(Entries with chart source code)
Begin

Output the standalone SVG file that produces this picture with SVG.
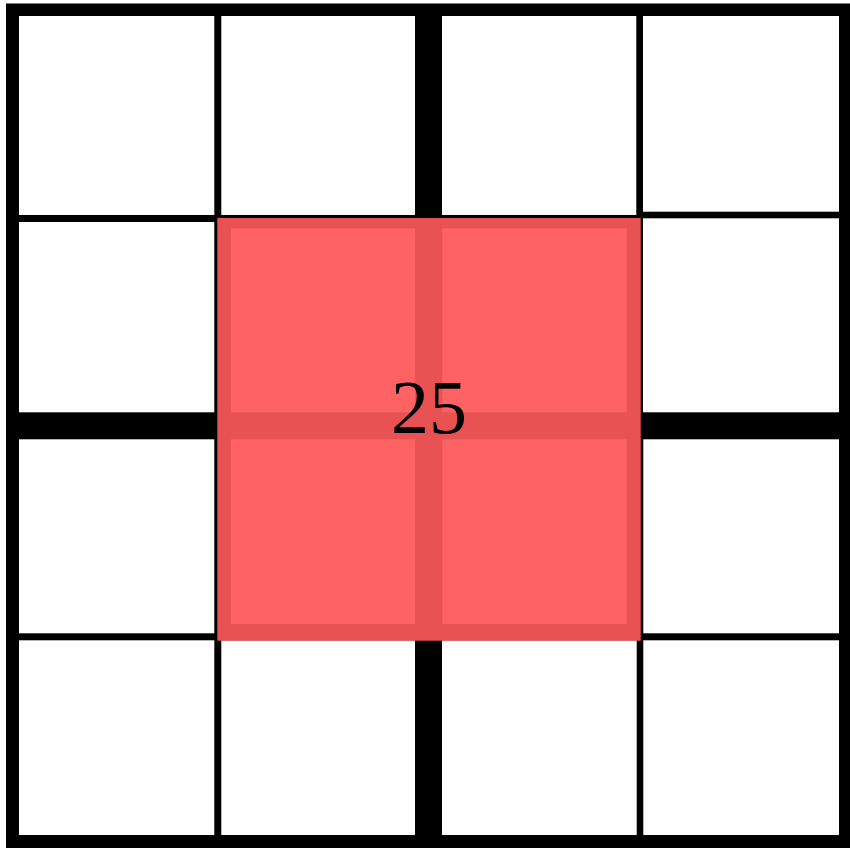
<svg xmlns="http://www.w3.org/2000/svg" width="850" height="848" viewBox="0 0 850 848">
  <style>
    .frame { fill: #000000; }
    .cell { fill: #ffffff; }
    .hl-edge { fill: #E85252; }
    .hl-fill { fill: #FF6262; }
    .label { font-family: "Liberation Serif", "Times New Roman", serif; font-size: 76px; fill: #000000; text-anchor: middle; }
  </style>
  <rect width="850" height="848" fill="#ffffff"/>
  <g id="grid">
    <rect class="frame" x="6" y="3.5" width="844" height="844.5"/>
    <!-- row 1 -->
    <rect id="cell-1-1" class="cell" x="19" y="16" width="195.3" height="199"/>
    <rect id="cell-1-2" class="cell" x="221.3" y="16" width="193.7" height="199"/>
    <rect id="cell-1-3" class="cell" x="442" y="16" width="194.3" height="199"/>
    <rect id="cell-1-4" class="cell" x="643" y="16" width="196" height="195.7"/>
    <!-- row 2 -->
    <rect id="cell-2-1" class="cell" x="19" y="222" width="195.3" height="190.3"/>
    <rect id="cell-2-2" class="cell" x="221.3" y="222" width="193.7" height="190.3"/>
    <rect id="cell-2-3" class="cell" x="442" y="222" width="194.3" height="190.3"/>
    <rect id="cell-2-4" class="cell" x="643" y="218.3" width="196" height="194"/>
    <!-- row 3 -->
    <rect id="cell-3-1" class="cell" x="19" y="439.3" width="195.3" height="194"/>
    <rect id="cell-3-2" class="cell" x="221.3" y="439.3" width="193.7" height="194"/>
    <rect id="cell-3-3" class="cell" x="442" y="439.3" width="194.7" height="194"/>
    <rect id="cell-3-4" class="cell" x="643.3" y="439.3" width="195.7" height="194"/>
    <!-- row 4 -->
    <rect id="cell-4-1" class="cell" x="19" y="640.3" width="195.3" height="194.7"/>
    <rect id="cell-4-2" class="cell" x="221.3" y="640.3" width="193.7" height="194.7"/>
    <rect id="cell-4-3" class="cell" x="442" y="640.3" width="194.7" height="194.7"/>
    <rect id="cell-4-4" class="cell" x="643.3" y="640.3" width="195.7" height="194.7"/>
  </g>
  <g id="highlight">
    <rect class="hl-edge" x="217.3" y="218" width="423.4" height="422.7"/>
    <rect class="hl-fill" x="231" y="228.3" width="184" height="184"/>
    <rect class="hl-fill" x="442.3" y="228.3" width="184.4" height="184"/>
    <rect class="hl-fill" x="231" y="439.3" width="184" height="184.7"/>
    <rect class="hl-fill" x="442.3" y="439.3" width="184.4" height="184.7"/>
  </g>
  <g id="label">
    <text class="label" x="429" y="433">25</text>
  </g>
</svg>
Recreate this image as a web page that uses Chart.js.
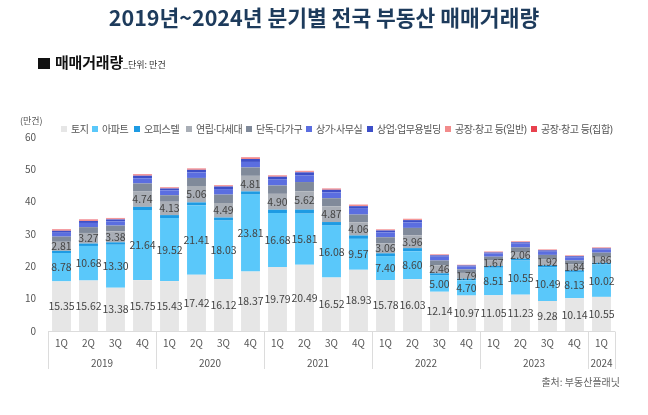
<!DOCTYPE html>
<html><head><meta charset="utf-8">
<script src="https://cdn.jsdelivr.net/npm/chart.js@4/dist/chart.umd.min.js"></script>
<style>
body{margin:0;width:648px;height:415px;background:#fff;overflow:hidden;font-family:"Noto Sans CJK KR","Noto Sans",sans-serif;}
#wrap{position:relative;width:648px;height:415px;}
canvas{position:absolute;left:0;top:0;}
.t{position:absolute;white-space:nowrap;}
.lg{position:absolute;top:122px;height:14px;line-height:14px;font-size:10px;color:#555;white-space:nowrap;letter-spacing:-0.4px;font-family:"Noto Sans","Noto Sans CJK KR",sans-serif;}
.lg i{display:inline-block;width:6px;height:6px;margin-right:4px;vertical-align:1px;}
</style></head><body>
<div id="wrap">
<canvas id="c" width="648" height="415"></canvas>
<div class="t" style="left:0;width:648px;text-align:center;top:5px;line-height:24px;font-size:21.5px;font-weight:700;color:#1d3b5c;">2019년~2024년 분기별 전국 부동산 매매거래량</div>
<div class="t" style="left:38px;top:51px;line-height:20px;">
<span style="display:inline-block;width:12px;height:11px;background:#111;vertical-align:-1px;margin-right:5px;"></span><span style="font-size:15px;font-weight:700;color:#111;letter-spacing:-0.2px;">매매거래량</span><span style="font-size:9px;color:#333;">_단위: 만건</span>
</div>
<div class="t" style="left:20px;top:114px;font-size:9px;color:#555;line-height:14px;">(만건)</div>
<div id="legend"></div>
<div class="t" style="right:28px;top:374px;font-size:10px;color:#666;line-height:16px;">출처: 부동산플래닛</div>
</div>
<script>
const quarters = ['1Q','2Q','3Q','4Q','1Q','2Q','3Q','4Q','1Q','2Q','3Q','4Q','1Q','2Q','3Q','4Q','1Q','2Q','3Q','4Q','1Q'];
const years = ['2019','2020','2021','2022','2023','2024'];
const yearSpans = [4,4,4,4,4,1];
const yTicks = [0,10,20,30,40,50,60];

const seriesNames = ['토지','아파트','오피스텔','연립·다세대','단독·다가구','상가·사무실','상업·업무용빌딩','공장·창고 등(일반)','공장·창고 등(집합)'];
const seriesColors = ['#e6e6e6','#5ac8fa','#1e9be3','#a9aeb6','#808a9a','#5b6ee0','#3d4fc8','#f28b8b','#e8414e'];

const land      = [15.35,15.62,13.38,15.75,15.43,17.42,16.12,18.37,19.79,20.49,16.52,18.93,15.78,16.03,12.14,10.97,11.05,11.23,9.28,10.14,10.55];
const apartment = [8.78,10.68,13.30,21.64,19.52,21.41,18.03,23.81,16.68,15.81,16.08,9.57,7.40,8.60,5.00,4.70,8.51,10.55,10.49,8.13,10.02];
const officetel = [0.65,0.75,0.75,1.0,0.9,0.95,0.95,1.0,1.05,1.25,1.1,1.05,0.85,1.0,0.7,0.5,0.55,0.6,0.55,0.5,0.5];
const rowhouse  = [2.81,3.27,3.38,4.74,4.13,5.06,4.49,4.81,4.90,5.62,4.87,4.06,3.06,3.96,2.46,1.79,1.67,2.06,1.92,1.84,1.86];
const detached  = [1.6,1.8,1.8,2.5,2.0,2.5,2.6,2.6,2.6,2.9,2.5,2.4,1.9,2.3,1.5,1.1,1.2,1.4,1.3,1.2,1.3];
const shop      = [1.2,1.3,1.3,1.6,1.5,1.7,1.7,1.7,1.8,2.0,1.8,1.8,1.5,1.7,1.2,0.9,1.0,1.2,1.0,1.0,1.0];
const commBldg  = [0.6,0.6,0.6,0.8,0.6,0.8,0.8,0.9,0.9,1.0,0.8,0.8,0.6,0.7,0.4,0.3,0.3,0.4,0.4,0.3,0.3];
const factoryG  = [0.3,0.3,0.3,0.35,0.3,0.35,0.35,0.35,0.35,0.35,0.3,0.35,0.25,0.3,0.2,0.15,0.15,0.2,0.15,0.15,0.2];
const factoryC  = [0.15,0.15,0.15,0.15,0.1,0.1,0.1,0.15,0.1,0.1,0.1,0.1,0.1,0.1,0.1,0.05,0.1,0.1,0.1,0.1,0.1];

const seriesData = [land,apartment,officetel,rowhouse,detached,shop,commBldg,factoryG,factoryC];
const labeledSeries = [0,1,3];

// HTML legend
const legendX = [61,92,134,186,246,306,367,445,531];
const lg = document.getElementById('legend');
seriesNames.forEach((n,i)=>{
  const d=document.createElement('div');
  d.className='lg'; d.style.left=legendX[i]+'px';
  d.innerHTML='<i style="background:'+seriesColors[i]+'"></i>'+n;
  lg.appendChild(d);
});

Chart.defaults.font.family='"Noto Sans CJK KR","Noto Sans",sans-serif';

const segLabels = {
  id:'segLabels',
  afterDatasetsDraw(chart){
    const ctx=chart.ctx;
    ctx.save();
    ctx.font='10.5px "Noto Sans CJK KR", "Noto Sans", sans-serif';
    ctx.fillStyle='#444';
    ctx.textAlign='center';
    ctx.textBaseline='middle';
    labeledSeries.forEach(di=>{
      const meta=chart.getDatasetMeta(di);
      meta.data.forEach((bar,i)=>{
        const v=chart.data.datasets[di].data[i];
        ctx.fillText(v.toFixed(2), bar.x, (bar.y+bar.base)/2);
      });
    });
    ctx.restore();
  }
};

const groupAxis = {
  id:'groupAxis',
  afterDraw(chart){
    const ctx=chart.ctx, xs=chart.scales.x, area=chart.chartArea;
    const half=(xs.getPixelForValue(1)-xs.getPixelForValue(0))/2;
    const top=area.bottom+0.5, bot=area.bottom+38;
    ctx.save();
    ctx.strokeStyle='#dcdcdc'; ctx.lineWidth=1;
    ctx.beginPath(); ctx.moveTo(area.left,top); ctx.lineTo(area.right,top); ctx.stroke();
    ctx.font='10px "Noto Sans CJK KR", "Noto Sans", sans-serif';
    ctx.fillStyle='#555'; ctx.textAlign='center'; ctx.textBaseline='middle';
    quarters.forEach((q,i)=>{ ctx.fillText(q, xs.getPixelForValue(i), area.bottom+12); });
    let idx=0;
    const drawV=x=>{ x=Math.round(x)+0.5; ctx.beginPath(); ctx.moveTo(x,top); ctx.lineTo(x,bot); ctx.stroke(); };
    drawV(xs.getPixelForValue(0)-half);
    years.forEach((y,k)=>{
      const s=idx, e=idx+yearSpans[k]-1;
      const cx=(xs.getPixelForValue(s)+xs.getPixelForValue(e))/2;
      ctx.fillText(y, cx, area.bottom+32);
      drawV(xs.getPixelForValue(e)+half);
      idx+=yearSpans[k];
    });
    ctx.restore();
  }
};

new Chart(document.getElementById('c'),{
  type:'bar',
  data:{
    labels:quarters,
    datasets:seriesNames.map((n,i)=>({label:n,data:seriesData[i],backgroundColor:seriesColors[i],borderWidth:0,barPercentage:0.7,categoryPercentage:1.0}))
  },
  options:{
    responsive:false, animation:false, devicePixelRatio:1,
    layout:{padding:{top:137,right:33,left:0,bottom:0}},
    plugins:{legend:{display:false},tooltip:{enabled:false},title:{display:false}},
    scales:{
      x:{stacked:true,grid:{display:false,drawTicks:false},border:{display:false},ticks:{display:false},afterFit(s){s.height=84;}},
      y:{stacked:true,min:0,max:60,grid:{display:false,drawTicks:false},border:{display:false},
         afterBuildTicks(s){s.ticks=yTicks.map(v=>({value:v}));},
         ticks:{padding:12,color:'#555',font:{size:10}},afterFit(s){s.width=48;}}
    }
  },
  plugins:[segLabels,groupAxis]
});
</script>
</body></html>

End

• [Required work]
Select every line where the word "this" occurs.

• [Problem solution]
Output the standalone SVG file that produces this picture with SVG.
Recreate this image as a web page that uses Chart.js.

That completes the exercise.